From March until late September of this year the amount of time I was able to spend on reading, writing, and coding sharply increased. In September, I moved to Fort Benning, Georgia. The surplus time that I had to put towards my individual interests instantly decreased when I arrived. Since the change in time allocation, I have noticed one particular shift in how I do spend the free time: I write one quarter of what I used to.
Writing less isn’t inherently concerning. I imagine that most people don’t write very frequently in their spare time, but I set an explicit goal to write 20,000 words by Christmas in an attempt to become a better writer. The idea stems from the advice of Patrick McKenzie whose career is bound to his ability to effectively communicate through his writing. McKenzie advises those who aim to improve their writing ability to write one million words. It’s a Gladwellian piece of “do X a lot and you’ll get better at it” advice, but instead of reading 300 pages I only had to read a Twitter thread. While I don’t know that my future job will be inseparable from my writing ability, I would at least like my emails to make sense and receive timely responses. That desire was enough to convince me that I should take McKenzie’s advice and throttle the number of words I write.
What came as a surprise to me as I undertook that goal is just how easy it was to write a lot. Week after week I would sit down behind my computer and drum up ideas in Microsoft Word. Writing during March to September was a rhetorical game of connect the dots. With each additional book and article I read, a new set of dots was added to the amalgamation of potential connections. The similarity of ideas between works that were ostensibly worlds apart in subject matter began to reveal itself. During every single book I found myself thinking “I just read that sentiment in X.” I slowly realized that the only thing preventing me from writing 500 words juxtaposing an idea in Robinson Crusoe and an anecdote from The Origin of Species is that I’ve read one and not the other.

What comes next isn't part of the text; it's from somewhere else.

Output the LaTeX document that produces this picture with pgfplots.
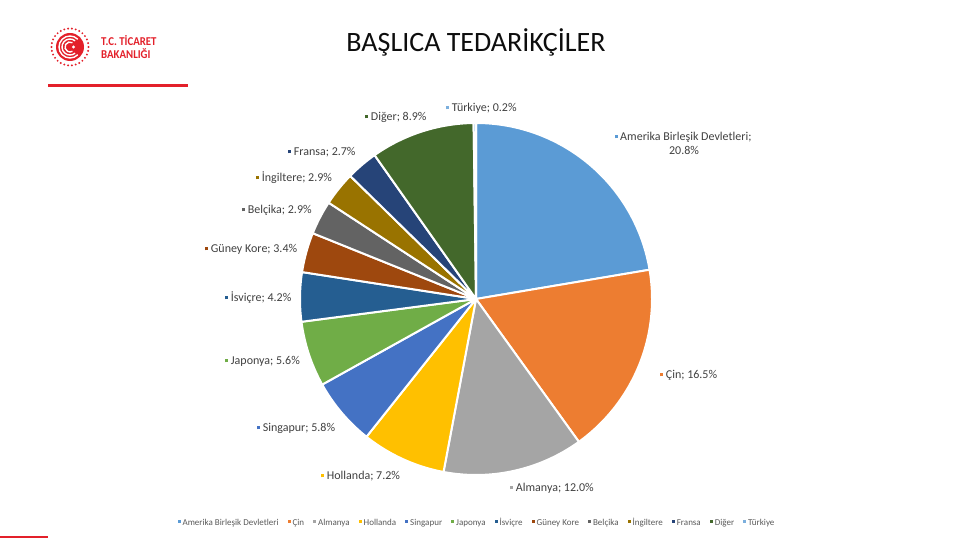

Then came September. I began my current job which is tremendously enjoyable but curtails my ability to learn at my own pace during Monday through Friday. The number of books I read shifted from two per week to two per month. In addition to making me much more judicious about what I decide to spend my time reading, the frequency with which I write has decreased greatly. It is not that my ideas are of a different quality, but the number of ideas I am able to explain is being exhausted. There seems to be a numerator-heavy ratio of words I read to ideas I can explain. The ratio, let’s say its 100 words read to every one word written is manageable when I’m taking in 200,000 words per week. When that word intake drops to 50,000 it is unsurprising that it will take far longer to string together the ideas I was quickly finding before.
The near term goal of writing 20,000 words, and the medium term goal of writing 1,000,000, has an implied co-requisite: collect enough mental inputs to make those words interesting to write and learn an exponentially higher amount of information than the amount that I aim to produce. If my personal ratio of read-to-written words is in fact 100-to-1, I will need to read at least 100,000,000 words (or whatever the converted units of listening and experience are) in order to garner enough ideas to fill 1,000,000 written words. The task of inputing information is equally important as the action of creating the output.
The writer and musician Ted Gioia was a guest on the podcast Conversations With Tyler in 2019. The host, Tyler Cowen, likes to ask his guests about their “production function.” By production function he means whatever action, no matter how trivial it seems, that enable the individual to have been successful in whatever his or her specialization is. Gioia responded with the following statement:
In your life, you will be evaluated on your output. Your boss will evaluate you on your output. If you’re a writer like me, the audience will evaluate you on your output.
But your input is just as important. If you don’t have good input, you cannot maintain good output. The problem is no one manages your input. The boss never cares about your input. The boss doesn’t care about what books you read. Your boss doesn’t ask you what newspapers you read. The boss doesn’t ask you what movies you saw or what TV shows or what ideas you consumed.
But I know for a fact, I could not do what I do if I was not zealous in managing high-quality inputs into my mind every day of my life. That’s why I spend maybe two hours a day writing. I’m a writer. I spend two hours a day writing, but I spend three to four hours a day reading and two to three hours a day listening to music.
People think that that’s creating a problem in my schedule, but in fact, I say, “No, no, this is the reason why I’m able to do this. Because I have constant good-quality input.” That is the only reason why I can maintain the output.
The idea that quality inputs are a requirement to continue producing new ideas in writing is the most intuitive but important idea I've internalized this year. Unfortunately, internalizing the importance of quality inputs does not solve the problem of limited time. The necessity of finding new ideas to learn doesn't give me an extra hour per day with which to learn them. What it does contribute is a justification for the reallocation of limited time to learning that I previously would have said "causes a problem in my schedule." These inputs are an essential part of my goal and thus must be allowed for or the goal should be abandoned.